1. Klimscha W, Tong C, Eisenach JC: Intrathecal alpha 2-adrenergic agonists stimulate acetylcholine and norepinephrine release from the spinal cord dorsal horn in sheep. An in vivo microdialysis study. Anesthesiology 1997; 87:110-6
2. Eisenach JC, Hood DD, Tuttle R, Shafer S, Smith T, Tong C: Computer-controlled epidural infusion to targeted cerebrospinal fluid concentrations in humans. Clonidine. Anesthesiology 1995; 83:33-47
3. Eisenach JC, De Kock M, Klimscha W: Alpha2-adrenergic agonists for regional anesthesia. A clinical review of clonidine (1984-1995). Anesthesiology 1996; 85:655-74
4. Filos KS, Goudas LC, Patroni O, Polyzou V: Hemodynamic and analgesic profile after intrathecal clonidine in humans. A dose-response study. Anesthesiology 1994; 81: 591-601
5. Chiari A, Lorber C, Eisenach JC, Wildling E, Krenn C, Zavrsky A, Kainz C, Germann P, Klimscha W: Analgesic and hemodynamic effects of intrathecal clonidine as the sole analgesic agent during first stage of labor: A dose-response study. Anesthesiology 1999; 91:388-96.

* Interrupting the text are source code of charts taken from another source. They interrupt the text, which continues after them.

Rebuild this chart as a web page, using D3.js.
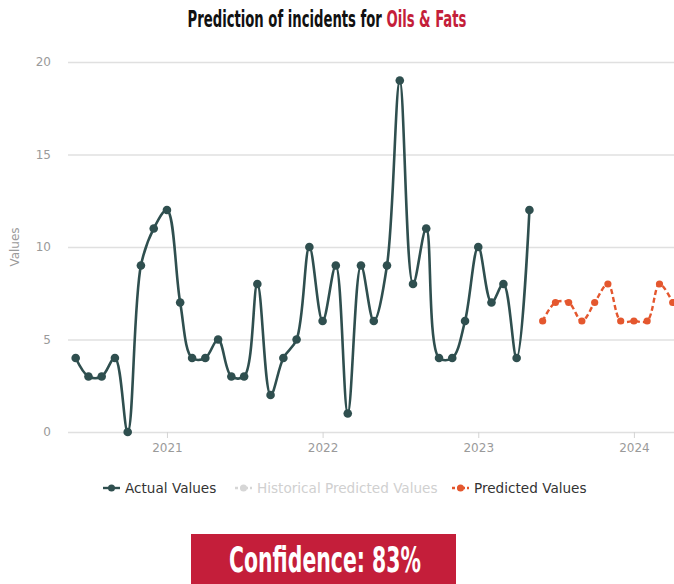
<!DOCTYPE html>
<html>
<head>
<meta charset="utf-8">
<script src="https://cdn.jsdelivr.net/npm/d3@7"></script>
<style>
  html, body { margin: 0; padding: 0; background: #ffffff; overflow: hidden; }
  svg { display: block; }
</style>
</head>
<body>
<svg id="chart" width="674" height="584"></svg>
<script>
// Monthly incident counts (observed)
const actualDates = [
  "2020-06","2020-07","2020-08","2020-09","2020-10","2020-11","2020-12",
  "2021-01","2021-02","2021-03","2021-04","2021-05","2021-06","2021-07","2021-08","2021-09","2021-10","2021-11","2021-12",
  "2022-01","2022-02","2022-03","2022-04","2022-05","2022-06","2022-07","2022-08","2022-09","2022-10","2022-11","2022-12",
  "2023-01","2023-02","2023-03","2023-04","2023-05"
];
const actualValues = [
  4, 3, 3, 4, 0, 9, 11,
  12, 7, 4, 4, 5, 3, 3, 8, 2, 4, 5, 10,
  6, 9, 1, 9, 6, 9, 19, 8, 11, 4, 4, 6,
  10, 7, 8, 4, 12
];

// Forecast
const predictedDates = [
  "2023-06","2023-07","2023-08","2023-09","2023-10","2023-11","2023-12",
  "2024-01","2024-02","2024-03","2024-04"
];
const predictedValues = [6, 7, 7, 6, 7, 8, 6, 6, 6, 8, 7];

const yTicks = [0, 5, 10, 15, 20];
const xTickYears = ["2021", "2022", "2023", "2024"];
const legendLabels = ["Actual Values", "Historical Predicted Values", "Predicted Values"];

const titleMain = "Prediction of incidents for ";
const titleCategory = "Oils & Fats";
const confidenceText = "Confidence: 83%";

const parseMonth = d3.timeParse("%Y-%m");
const parseYear = d3.timeParse("%Y");

const actual = actualDates.map((d, i) => ({ date: parseMonth(d), value: actualValues[i] }));
const predicted = predictedDates.map((d, i) => ({ date: parseMonth(d), value: predictedValues[i] }));

const plot = { left: 68, right: 674, top: 62, bottom: 432 };

const colActual = "#2f4f4f";
const colPred = "#e4572e";
const colGrid = "#e0e0e0";
const colTick = "#9a9a9a";
const colBrand = "#c41e3a";

const svg = d3.select("#chart");

const x = d3.scaleTime()
  .domain([new Date(2020, 4, 14), new Date(2024, 3, 4)])
  .range([plot.left, plot.right]);

const y = d3.scaleLinear()
  .domain([0, 20])
  .range([plot.bottom, plot.top]);

// Squeeze a text element horizontally into a given width, centred on cx
function fitWidth(sel, targetWidth, cx) {
  const w = sel.node().getComputedTextLength();
  const s = targetWidth / w;
  sel.attr("x", 0).attr("text-anchor", "middle")
     .attr("transform", `translate(${cx},0) scale(${s},1)`);
}

// Title
const title = svg.append("text")
  .attr("y", 27)
  .attr("font-family", "'DejaVu Sans Condensed', 'Liberation Sans Narrow', sans-serif")
  .attr("font-weight", "bold")
  .attr("font-size", 23)
  .attr("fill", "#111");
title.append("tspan").text(titleMain);
title.append("tspan").attr("fill", colBrand).text(titleCategory);
fitWidth(title, 279, 327);

// Grid lines (y)
const yAxis = d3.axisLeft(y).tickValues(yTicks).tickSize(-(plot.right - plot.left)).tickPadding(17);
const gy = svg.append("g").attr("transform", `translate(${plot.left},0)`).call(yAxis);
gy.select(".domain").remove();
gy.selectAll(".tick line").attr("stroke", colGrid).attr("stroke-width", 1.6);
gy.selectAll(".tick text")
  .attr("fill", colTick)
  .attr("font-family", "'DejaVu Sans', sans-serif")
  .attr("font-size", 12);

// X axis
const xAxis = d3.axisBottom(x)
  .tickValues(xTickYears.map(parseYear))
  .tickFormat(d3.timeFormat("%Y"))
  .tickSize(6)
  .tickPadding(5);
const gx = svg.append("g").attr("transform", `translate(0,${plot.bottom})`).call(xAxis);
gx.select(".domain").remove();
gx.selectAll(".tick line").attr("stroke", "#d4d4d4").attr("stroke-width", 1);
gx.selectAll(".tick text")
  .attr("fill", colTick)
  .attr("font-family", "'DejaVu Sans', sans-serif")
  .attr("font-size", 12);

// Y axis title
svg.append("text")
  .attr("transform", `translate(19,${(plot.top + plot.bottom) / 2}) rotate(-90)`)
  .attr("text-anchor", "middle")
  .attr("fill", colTick)
  .attr("font-family", "'DejaVu Sans', sans-serif")
  .attr("font-size", 12)
  .text("Values");

// Clip to plotting region
svg.append("clipPath").attr("id", "plotClip")
  .append("rect")
  .attr("x", plot.left - 10).attr("y", plot.top - 20)
  .attr("width", plot.right - plot.left + 10).attr("height", plot.bottom - plot.top + 40);

const plotG = svg.append("g").attr("clip-path", "url(#plotClip)");

const line = d3.line()
  .x(d => x(d.date))
  .y(d => y(d.value))
  .curve(d3.curveCatmullRom.alpha(0.5));

// Actual series
plotG.append("path")
  .datum(actual)
  .attr("d", line)
  .attr("fill", "none")
  .attr("stroke", colActual)
  .attr("stroke-width", 2.6)
  .attr("stroke-linejoin", "round");
plotG.selectAll("circle.actual")
  .data(actual)
  .join("circle")
  .attr("class", "actual")
  .attr("cx", d => x(d.date))
  .attr("cy", d => y(d.value))
  .attr("r", 4.3)
  .attr("fill", colActual);

// Predicted series
plotG.append("path")
  .datum(predicted)
  .attr("d", line)
  .attr("fill", "none")
  .attr("stroke", colPred)
  .attr("stroke-width", 2.4)
  .attr("stroke-dasharray", "5,3");
plotG.selectAll("circle.pred")
  .data(predicted)
  .join("circle")
  .attr("class", "pred")
  .attr("cx", d => x(d.date))
  .attr("cy", d => y(d.value))
  .attr("r", 3.6)
  .attr("fill", colPred);

// Legend
const legendY = 488;
const legendItems = [
  { label: legendLabels[0], color: colActual, text: "#333", dash: null, x: 103 },
  { label: legendLabels[1], color: "#d6d6d6", text: "#d0d0d0", dash: "3,2", x: 235 },
  { label: legendLabels[2], color: colPred, text: "#333", dash: "3,2", x: 452 }
];
const lg = svg.append("g");
legendItems.forEach(it => {
  const g = lg.append("g");
  g.append("line")
    .attr("x1", it.x).attr("x2", it.x + 17)
    .attr("y1", legendY).attr("y2", legendY)
    .attr("stroke", it.color).attr("stroke-width", 2.4)
    .attr("stroke-dasharray", it.dash);
  g.append("circle")
    .attr("cx", it.x + 8.5).attr("cy", legendY).attr("r", 3.5)
    .attr("fill", it.color);
  g.append("text")
    .attr("x", it.x + 22).attr("y", legendY + 4.5)
    .attr("fill", it.text)
    .attr("font-family", "'DejaVu Sans', sans-serif")
    .attr("font-size", 13.6)
    .text(it.label);
});

// Confidence badge
svg.append("rect")
  .attr("x", 191).attr("y", 534)
  .attr("width", 265).attr("height", 50)
  .attr("fill", colBrand);
const conf = svg.append("text")
  .attr("y", 572)
  .attr("fill", "#ffffff")
  .attr("font-family", "'DejaVu Sans Condensed', 'Liberation Sans Narrow', sans-serif")
  .attr("font-weight", "bold")
  .attr("font-size", 35)
  .text(confidenceText);
fitWidth(conf, 192, 325);
</script>
</body>
</html>
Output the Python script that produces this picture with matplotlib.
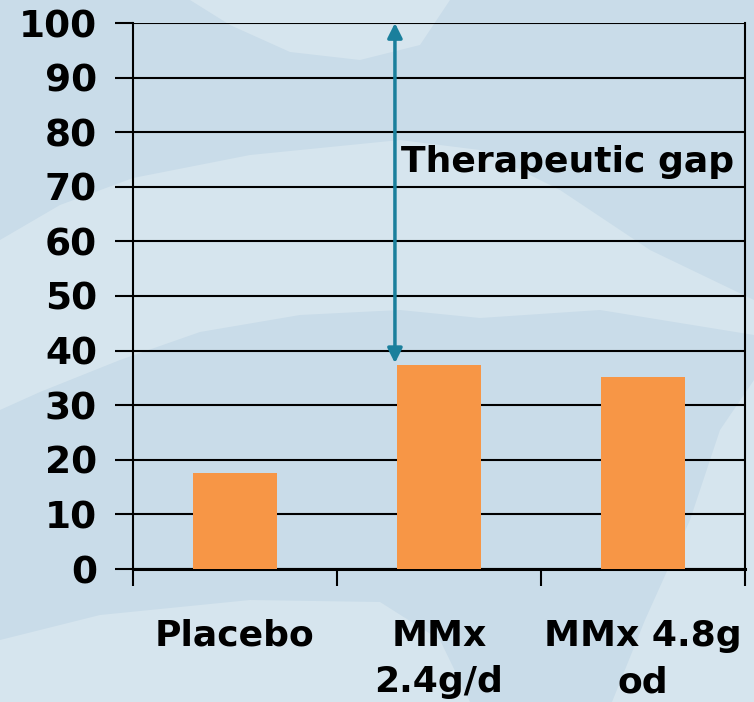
import numpy as np
import matplotlib.pyplot as plt
from matplotlib.patches import Polygon

categories = ["Placebo", "MMx\n2.4g/d", "MMx 4.8g\nod"]
values = [17.6, 37.4, 35.1]
yticks = [0, 10, 20, 30, 40, 50, 60, 70, 80, 90, 100]
gap_label = "Therapeutic gap"
gap_low, gap_high = 37.7, 100

plt.rcParams['font.family'] = ['DejaVu Sans']
plt.rcParams['font.weight'] = 'bold'

W, H = 754, 702
fig = plt.figure(figsize=(W / 100, H / 100), dpi=100)
fig.patch.set_facecolor("#c9dce9")

# lighter swirls in the backdrop (pixel outlines, top-left origin)
light = "#d6e5ee"
swirls = [
    [(190, 0), (230, 25), (290, 52), (360, 60), (420, 45), (450, 0)],
    [(0, 240), (60, 205), (133, 178), (250, 155), (400, 140), (480, 150),
     (560, 190), (650, 250), (754, 300), (754, 335), (600, 310), (480, 318),
     (400, 310), (300, 315), (200, 332), (120, 360), (40, 392), (0, 410)],
    [(0, 640), (100, 615), (250, 600), (380, 602), (440, 640), (470, 702), (0, 702)],
    [(754, 380), (720, 430), (690, 520), (645, 620), (612, 702), (754, 702)],
]
for pts in swirls:
    pts = [(px / W, 1 - py / H) for px, py in pts]
    fig.add_artist(Polygon(pts, closed=True, transform=fig.transFigure,
                           facecolor=light, edgecolor="none", zorder=0))

ax = fig.add_axes([133 / W, 1 - 569 / H, (745 - 133) / W, (569 - 23) / H])
ax.set_facecolor("none")

x = np.arange(len(categories)) + 0.5
ax.bar(x, values, width=0.41, color="#f79646", zorder=3)

ax.set_xlim(0, 3)
ax.set_ylim(0, 100)
ax.set_yticks(yticks)
ax.set_yticklabels([str(t) for t in yticks], fontsize=27, fontweight='bold')
ax.set_xticks([0, 1, 2, 3])
ax.set_xticklabels([])
ax.set_xticks(x, minor=True)
ax.set_xticklabels(categories, minor=True, fontsize=26, fontweight='bold',
                   linespacing=1.45)
ax.tick_params(axis='x', which='minor', length=0, pad=36)
ax.tick_params(axis='x', which='major', length=12, width=1.5, direction='out')
ax.tick_params(axis='y', length=13, width=1.5, pad=13)

ax.grid(axis='y', color='black', linewidth=1.5, zorder=1)
ax.set_axisbelow(True)
for side in ['left', 'right']:
    ax.spines[side].set_linewidth(1.5)
ax.spines['bottom'].set_linewidth(2.2)
ax.spines['top'].set_visible(False)

ax.annotate("", xy=(1.284, gap_high), xytext=(1.284, gap_low),
            arrowprops=dict(arrowstyle='<|-|>', color="#1a7f9c", lw=2.5,
                            mutation_scale=22, shrinkA=0, shrinkB=0),
            zorder=4)
ax.text(2.13, 74.5, gap_label, fontsize=26, fontweight='bold',
        ha='center', va='center', zorder=5)

fig.savefig("out.png", dpi=100, facecolor=fig.get_facecolor())
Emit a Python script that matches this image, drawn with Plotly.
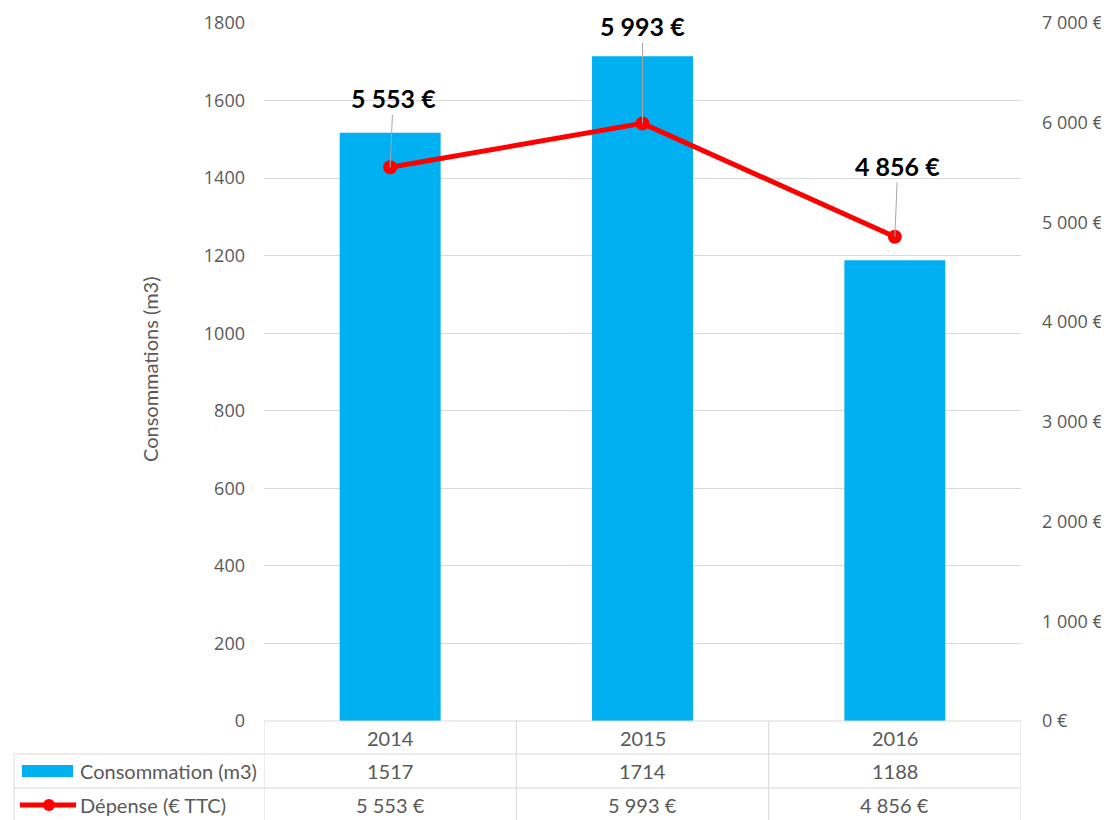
import plotly.graph_objects as go

years = ["2014", "2015", "2016"]
consommation = [1517, 1714, 1188]
depense = [5553, 5993, 4856]
left_ticks = [0, 200, 400, 600, 800, 1000, 1200, 1400, 1600, 1800]
right_ticks = [0, 1000, 2000, 3000, 4000, 5000, 6000, 7000]

def eur(v):
    return f"{v:,}".replace(",", " ") + " €"

# page offset from default body margin
OFF = 8
W, H = 1109 - OFF, 820 - OFF
L, R, T, B = 264, 1021, 23, 721   # plot area in page pixels
PW, PH = R - L, B - T

def px(xp):
    return (xp - L) / PW

def py(yp):
    return (B - yp) / PH

BLUE = "#00B0F0"
RED = "#FF0000"
GRID = "#D9D9D9"
TXT = "#595959"
CAL = "Lato, Carlito, sans-serif"
TICKF = "Open Sans, sans-serif"

xi = list(range(len(years)))

fig = go.Figure()
fig.add_trace(go.Bar(x=xi, y=consommation, marker=dict(color=BLUE, line=dict(width=0)),
                     width=0.4, name="Consommation (m3)", yaxis="y"))
fig.add_trace(go.Scatter(x=xi, y=depense, mode="lines+markers", yaxis="y2",
                         line=dict(color=RED, width=5), marker=dict(color=RED, size=14),
                         name="Dépense (€ TTC)"))

shapes = []
ann = []
line = dict(color=GRID, width=1)
for b in [-0.5, 0.5, 1.5, 2.5]:
    shapes.append(dict(type="line", xref="x", yref="paper", x0=b, x1=b, y0=py(721), y1=py(822), line=line))
shapes.append(dict(type="line", xref="paper", yref="paper", x0=px(14), x1=px(14), y0=py(754), y1=py(822), line=line))
shapes.append(dict(type="line", xref="x", yref="paper", x0=-0.5, x1=2.5, y0=py(721), y1=py(721), line=line))
for yy in [754, 788]:
    shapes.append(dict(type="line", xref="paper", yref="paper", x0=px(14), x1=px(1021), y0=py(yy), y1=py(yy), line=line))
shapes.append(dict(type="rect", xref="paper", yref="paper", x0=px(22), x1=px(73), y0=py(777), y1=py(765),
                   fillcolor=BLUE, line=dict(width=0)))
shapes.append(dict(type="line", xref="paper", yref="paper", x0=px(20), x1=px(76), y0=py(805), y1=py(805),
                   line=dict(color=RED, width=5)))
shapes.append(dict(type="circle", xref="paper", yref="paper", x0=px(43), x1=px(55), y0=py(811), y1=py(799),
                   fillcolor=RED, line=dict(width=0)))

tf = dict(family=CAL, size=20, color=TXT)
for i in xi:
    ann.append(dict(x=i, y=py(738), xref="x", yref="paper", text=years[i], showarrow=False, font=tf,
                    xanchor="center", yanchor="middle"))
    ann.append(dict(x=i, y=py(771), xref="x", yref="paper", text=str(consommation[i]), showarrow=False, font=tf,
                    xanchor="center", yanchor="middle"))
    ann.append(dict(x=i, y=py(805), xref="x", yref="paper", text=eur(depense[i]), showarrow=False, font=tf,
                    xanchor="center", yanchor="middle"))
ann.append(dict(x=px(78), y=py(771), xref="paper", yref="paper", text="Consommation (m3)", showarrow=False,
                xanchor="left", yanchor="middle", font=tf))
ann.append(dict(x=px(78), y=py(805), xref="paper", yref="paper", text="Dépense (€ TTC)", showarrow=False,
                xanchor="left", yanchor="middle", font=tf))

offsets = [(3, -69), (0, -97), (3, -71)]
for i in xi:
    ox, oy = offsets[i]
    ann.append(dict(x=i, y=depense[i], xref="x", yref="y2", text=f"<b>{eur(depense[i])}</b>",
                    showarrow=True, arrowhead=0, arrowwidth=1, arrowcolor="#A6A6A6", ax=ox, ay=oy,
                    font=dict(family=CAL, size=25, color="#000000"), borderpad=1))

ann.append(dict(x=px(150), y=py(369), xref="paper", yref="paper", text="Consommations (m3)", showarrow=False,
                xanchor="center", yanchor="middle", textangle=-90, font=dict(family=CAL, size=20, color=TXT)))

fig.update_layout(
    width=W, height=H,
    margin=dict(l=L - OFF, r=1109 - R, t=T - OFF, b=820 - B, autoexpand=False),
    plot_bgcolor="white", paper_bgcolor="white",
    showlegend=False, bargap=0.6,
    xaxis=dict(range=[-0.5, 2.5], showticklabels=False, showgrid=False, zeroline=False, showline=False,
               automargin=False),
    yaxis=dict(range=[0, 1800], tickvals=left_ticks, showgrid=True, gridcolor=GRID, gridwidth=1,
               zeroline=False, showline=False, ticks="", ticklabelstandoff=18, automargin=False,
               tickfont=dict(family=TICKF, size=18, color=TXT)),
    yaxis2=dict(range=[0, 7000], tickvals=right_ticks, ticktext=[eur(v) for v in right_ticks],
                overlaying="y", side="right", showgrid=False, zeroline=False, showline=False, ticks="",
                ticklabelstandoff=20, automargin=False, tickfont=dict(family=TICKF, size=18, color=TXT)),
    shapes=shapes, annotations=ann,
)

fig.write_html("out.html")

6. Mercier FJ, Dounas M, Bouaziz H, Des Mesnards-Smaja V, Foiret C, Vestermann MN, Fischler M, Benhamou D: The effect of adding a minidose of clonidine to intrathecal sufentanil for labor analgesia. Anesthesiology 1998; 89:894-601
7. De Kock M, Gautier P, Pavlopoulou A, Jonniaux M, Lavand’homme P: Epidural clonidine or bupivacaine as the sole analgesic agent during and after abdominal surgery: a comparative study. Anesthesiology 1999; 90:1354-62
8. Larsen B, Dorscheid E, Macher-Hanselmann F, Buch U: Does intrathecal clonidine prolong the effect of spinal anesthesia with spinal mepivacaine? A randomized double-blind study. Der Anästhesist 1998; 47:741-6
9. Hood DD, Eisenach JC, Tuttle R: Phase I safety assessment of intrathecal neostigmine methylsulfate in humans. Anesthesiology 1995; 82:331-43
10. Liu SS, Hodgson PS, Moore JM, Trautman WJ, Burkhead DL: Dose-response effects of spinal neostigmine added to bupivacaine spinal anesthesia in volunteers. Anesthesiology 1999; 90:710-7
11. Lauretti GR, Hood DD, Eisenach JC, Pfeifer BL: A multi-center study of intrathecal neostigmine for analgesia following vaginal hysterectomy. Anesthesiology 1998; 89:913-8.